I searched but cant find what i need.The vr6 coil pack has 5 wires 
12v
signal 1
signal 2
signal 3
ground
the ms ecu has 1 wire for ignition coil.which signal wire does it conect to? or does it connect to all 3 signal wires??
My crank sensor has 3 wires, red ,green and black.Can someone identify these wires for me?
thanks


----------



## sdezego (Apr 23, 2004)

*Re: vr6 on megasquirt wiring help (crazyvwobie)*

Are you sure your ECU was setup for 6cyl coilpack/wasted spark? If so, then you should have 3 spark outputs.
Have you read this thread? http://forums.vwvortex.com/zerothread?id=4261092


----------



## crazyvwobie (Jun 23, 2004)

*Re: vr6 on megasquirt wiring help (sdezego)*


_Quote, originally posted by *sdezego* »_Are you sure your ECU was setup for 6cyl coilpack/wasted spark? If so, then you should have 3 spark outputs.
Have you read this thread? http://forums.vwvortex.com/zerothread?id=4261092 

yes i got it from diyautotune and told them what i was running.i must be missing something but on my wire diagram it on shows pin36 for the coil and thats it?


----------



## need_a_VR6 (May 19, 1999)

*Re: vr6 on megasquirt wiring help (crazyvwobie)*

You'll have to open the box to check to see if it's modified for three 'unpowered' spark outputs. Each led will have a resistor from one leg to 5v, along with a wire to an external pin. 
Red is VR+, green VR-, black is the shield and should connect to ground at the MS ecu.


----------



## crazyvwobie (Jun 23, 2004)

*Re: vr6 on megasquirt wiring help (need_a_VR6)*


_Quote, originally posted by *need_a_VR6* »_You'll have to open the box to check to see if it's modified for three 'unpowered' spark outputs. Each led will have a resistor from one leg to 5v, along with a wire to an external pin. 

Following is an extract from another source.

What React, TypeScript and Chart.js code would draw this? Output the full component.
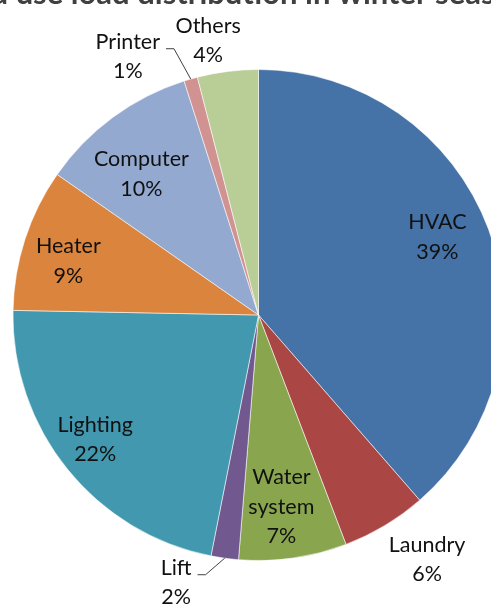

thanks ! I opened it up but did not see what you described,but im not really sure what im looking at either?This is ms2 3.57


----------



## need_a_VR6 (May 19, 1999)

*Re: vr6 on megasquirt wiring help (crazyvwobie)*

Ok didn't know it was a 3.57. That board already has the resistors I'm talking about installed. There should be locations on the bottom left (labeled pad1,etc) three of those should go to external pin jumpers on the right side. You can take some pics and I can confirm if it'll work or not.


----------



## crazyvwobie (Jun 23, 2004)

*Re: vr6 on megasquirt wiring help (need_a_VR6)*

it looks exactly like this board
http://www.diyautotune.com/cat....html
im starting to think i got the wrong setup from them


----------



## need_a_VR6 (May 19, 1999)

*Re: vr6 on megasquirt wiring help (crazyvwobie)*

It's the right board, it's just unmodified. You can see where it says pad1, pad2, etc in the lower left of that pic, you just need to jumper those to external pins like spr1-3 or IAC1A,1B, etc.
If you're not comfortable modifying your unit, shoot me a PM.


----------